Да, вспоминая Коктебель, я вспоминаю и молодого Владимира Маканина, сидевшего за нашим веселым молодежным столом (не считая, конечно, вдову умершего художника Натана Исаевича Альтмана, написавшего еще в 1914 году великолепный портрет Анны Ахматовой). Тогда Володя Маканин был начинающим писателем. Он много работал, частенько запаздывал к обеду, а иногда не приходил и к ужину. Позже мы несколько раз встречались с ним в Доме творчества «Малеевка». Вот в одну из встреч он и подарил нам с мужем свою книгу «Ключерев и Алимушкин», написав на ее титуле: «Лиле и Юре с доброй памятью. Володя. 31.12.79». Потом мы как-то встретились на книжной выставке Non fiction в ЦДХ, едва успели поговорить перед его выступлением, как на него набросились читатели. Не помню, какая его книга тогда вызвала такую читательскую любовь. Он дал мне свой телефон, но я так и не позвонила. Теперь, уже в 2008 году, Володя подписал мне на очередной Non fiction свою книгу «Асан» и опять дал мне свой телефон. «Обязательно позвоню», — сказала я. И позвонила в апреле 2009 года, пригласив его на посмертную выставку мужа, которая проходила в Московском Союзе художников, но Володи не видела, как не видела никого, находясь в тяжелом стрессе.
Так вот, с кем только я в Коктебеле ни встречалась из своих современников, многие из которых теперь уже ушли из жизни. Это и Василий Шукшин, и Виктор Шкловский, и Юлиан Семенов, и Мариэтта Шагинян, и сегодня здравствующий Евгений Евтушенко, всегда наводивший порядок на набережной у нашего писательского третьего корпуса, где то и дело, собравшись в кучку, донецкие шахтеры (квота в наш Дом творчества у них была и весной, и осенью) спевали: «Веселися, бабка, веселися, Любка, веселися, ты моя милая голубка»; и Юлия Друнина с Каплером, и доктор наук, директор Института русского языка и литературы Академии наук СССР Елена Андреевна Земская (племянница Михаила Булгакова), с которой мы, надо сказать, подружились, прежде всего, благодаря нашим маленьким дочкам. Девочки играли в классики у «Муравейника» — так называли старый волошинский корпус, в котором на третьем этаже с отдельным входом любила независимо ото всех жить Лена.

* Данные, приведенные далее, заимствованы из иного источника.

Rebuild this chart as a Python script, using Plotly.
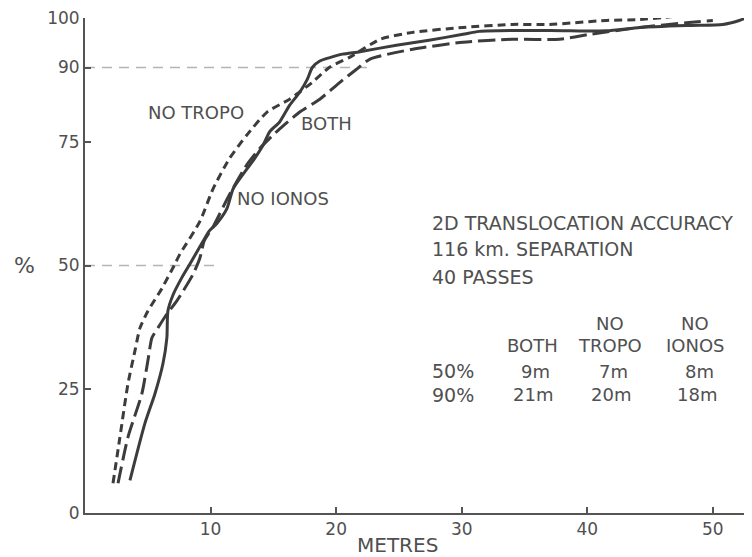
import plotly.graph_objects as go

# BOTH (long dash)
both_x = [2.63, 3.42, 4.53, 5.01, 5.33, 5.81, 6.52, 7.3, 8.6, 9.15, 9.5, 10.2, 11.5, 12.9, 13.9, 15.5, 17.1, 18.7, 20.3, 21.6, 22.7, 26.1, 30.1, 34.0, 37.8, 40.2, 44.2, 48.1, 50.0]
both_y = [6.0, 15.3, 24.1, 30.8, 35.4, 37.4, 40.2, 42.8, 48.2, 51.5, 55.0, 57.8, 64.3, 70.4, 73.6, 77.6, 81.0, 83.6, 87.0, 89.6, 91.7, 93.7, 95.1, 95.7, 95.7, 96.7, 98.1, 99.1, 99.5]

# NO TROPO (short dash)
notropo_x = [2.23, 2.78, 3.42, 3.98, 4.38, 5.01, 6.13, 7.16, 7.56, 9.15, 10.2, 11.5, 12.9, 14.5, 16.3, 18.1, 19.5, 21.1, 23.5, 26.1, 30.1, 34.0, 37.0, 41.5, 44.2, 46.8]
notropo_y = [6.0, 15.3, 26.1, 32.8, 37.4, 40.8, 45.4, 50.3, 52.3, 58.9, 65.5, 71.6, 76.4, 81.0, 83.6, 87.0, 90.1, 92.1, 95.7, 97.1, 98.1, 98.7, 98.7, 99.5, 99.7, 100.3]

# NO IONOS (solid)
noionos_x = [3.58, 4.77, 5.57, 6.21, 6.52, 6.60, 7.0, 7.7, 8.4, 9.4, 9.9, 10.5, 11.3, 11.8, 12.9, 13.5, 14.2, 14.7, 15.5, 16.3, 17.1, 17.7, 18.1, 18.7, 19.5, 20.5, 21.9, 24.8, 27.4, 30.1, 31.4, 37.0, 41.5, 44.2, 48.1, 50.8, 52.1, 53.1]
noionos_y = [6.6, 18.1, 24.1, 30.2, 35.4, 40.8, 44.0, 47.5, 50.5, 54.9, 57.0, 58.5, 61.5, 65.5, 69.5, 71.6, 74.4, 77.0, 79.0, 82.4, 85.0, 87.6, 90.0, 91.3, 92.0, 92.7, 93.2, 94.5, 95.5, 96.7, 97.3, 97.5, 97.4, 98.1, 98.5, 98.7, 99.5, 100.5]

# reference percentile lines
ref_levels = [90, 50]
ref_ends = [22.8, 10.7]

x_ticks = [10, 20, 30, 40, 50]
y_ticks = [0, 25, 50, 75, 90, 100]

table_cols = ["BOTH", "NO<br>TROPO", "NO<br>IONOS"]
table_50 = ["9m", "7m", "8m"]
table_90 = ["21m", "20m", "18m"]

LINE = "#3c3c3c"
TEXT = "#505050"
FONT = "DejaVu Sans"

fig = go.Figure()

for lvl, xe in zip(ref_levels, ref_ends):
    fig.add_trace(go.Scatter(x=[0, xe], y=[lvl, lvl], mode="lines",
                             line=dict(color="#b4b4b4", width=1.5, dash="10px,7px"),
                             hoverinfo="skip", showlegend=False))

fig.add_trace(go.Scatter(x=both_x, y=both_y, mode="lines", name="BOTH",
                         line=dict(color=LINE, width=3, dash="17px,6px", shape="spline", smoothing=0.6)))
fig.add_trace(go.Scatter(x=notropo_x, y=notropo_y, mode="lines", name="NO TROPO",
                         line=dict(color=LINE, width=3, dash="8px,5px", shape="spline", smoothing=0.6)))
fig.add_trace(go.Scatter(x=noionos_x, y=noionos_y, mode="lines", name="NO IONOS",
                         line=dict(color=LINE, width=3, shape="spline", smoothing=0.6)))

ann = []
def txt(x, y, t, size=18, xanchor="center", xref="x", yref="y"):
    ann.append(dict(x=x, y=y, xref=xref, yref=yref, text=t, showarrow=False,
                    xanchor=xanchor, yanchor="middle",
                    font=dict(family=FONT, size=size, color=TEXT)))

txt(8.83, 81.0, "NO TROPO")
txt(19.25, 78.6, "BOTH")
txt(15.8, 63.5, "NO IONOS")
BX = 27.5
txt(BX, 58.5, "2D TRANSLOCATION ACCURACY", size=19, xanchor="left")
txt(BX, 53.3, "116 km. SEPARATION", size=19, xanchor="left")
txt(BX, 47.6, "40 PASSES", size=19, xanchor="left")

col_x = [35.6, 41.8, 48.6]
for cx, head, v50, v90 in zip(col_x, table_cols, table_50, table_90):
    parts = head.split("<br>")
    if len(parts) == 2:
        txt(cx, 38.2, parts[0])
        txt(cx, 33.8, parts[1])
    else:
        txt(cx, 33.8, parts[0])
    txt(cx + 0.3, 28.6, v50)
    txt(cx + 0.1, 23.9, v90)
txt(BX, 28.6, "50%", size=19, xanchor="left")
txt(BX, 23.9, "90%", size=19, xanchor="left")

txt(24.9, -0.0646, "METRES", size=20, yref="paper")
ann.append(dict(x=-0.092, y=50, xref="paper", yref="y", text="%", showarrow=False,
                xanchor="center", yanchor="middle",
                font=dict(family=FONT, size=22, color=TEXT)))

# the page body adds an 8px offset; compensate so the plot area lands where the reference has it
fig.update_layout(
    width=744, height=549,
    margin=dict(l=77, r=4, t=10, b=44),
    paper_bgcolor="white", plot_bgcolor="white",
    showlegend=False,
    annotations=ann,
    xaxis=dict(range=[0, 52.8], tickvals=x_ticks, ticktext=[str(v) for v in x_ticks],
               showgrid=False, zeroline=False, showline=True, linecolor="#555", linewidth=2,
               ticks="inside", ticklen=6, tickwidth=2, tickcolor="#555", automargin=False,
               ticklabeloverflow="allow",
               tickfont=dict(family=FONT, size=17, color=TEXT)),
    yaxis=dict(range=[0, 100], tickvals=y_ticks, ticktext=[str(v) for v in y_ticks],
               showgrid=False, zeroline=False, showline=True, linecolor="#555", linewidth=2,
               ticks="inside", ticklen=6, tickwidth=2, tickcolor="#555", automargin=False,
               ticklabeloverflow="allow",
               tickfont=dict(family=FONT, size=17, color=TEXT)),
)

fig.write_html("out.html")
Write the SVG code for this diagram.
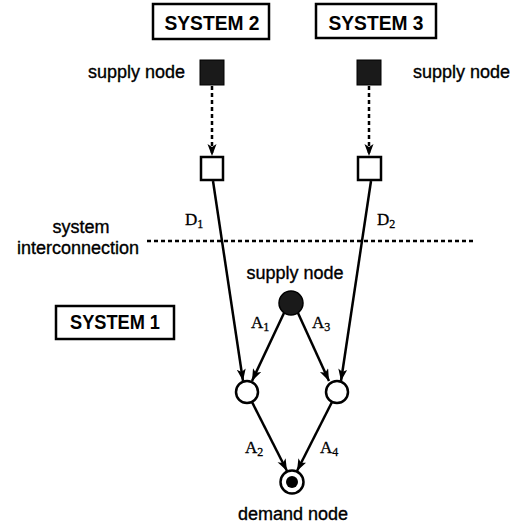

Но месяц в Коктебеле пролетал быстро и приходилось возвращаться. Нет, не к работе — работать я не переставала и в Коктебеле, переводя книгу за книгой, — а в женский рабочий коллектив, где всегда кто-то кому-то завидовал, кто-то кого-то любил, а кого-то не любил, да еще при таком заведующем, с которым у нас теперь отношения были столь плохи, что дальше некуда.
«Но всему приходит конец» — думала я, когда Столбов, вступив в Союз писателей после своего перевода романа Габриэля Гарсиа Маркеса «Сто лет одиночества» (надо сказать, он был неплохим переводчиком, что никак не отменяло его человеческих недостатков), ушел в 1975 году из издательства на свободный литературный труд. Сколько тогда ему было лет? Шестьдесят? А может и больше, ведь он еще в тридцать седьмом участвовал в испанских событиях, а много позже, в Великую Отечественную войну, сменил в Генштабе отбывавшего тогда на фронт известного журналиста Юрия Федосюка, с которым мы в 1967 году, когда он работал главным редактором русской версии «Дайджеста», встретились и подружились опять же в Коктебеле.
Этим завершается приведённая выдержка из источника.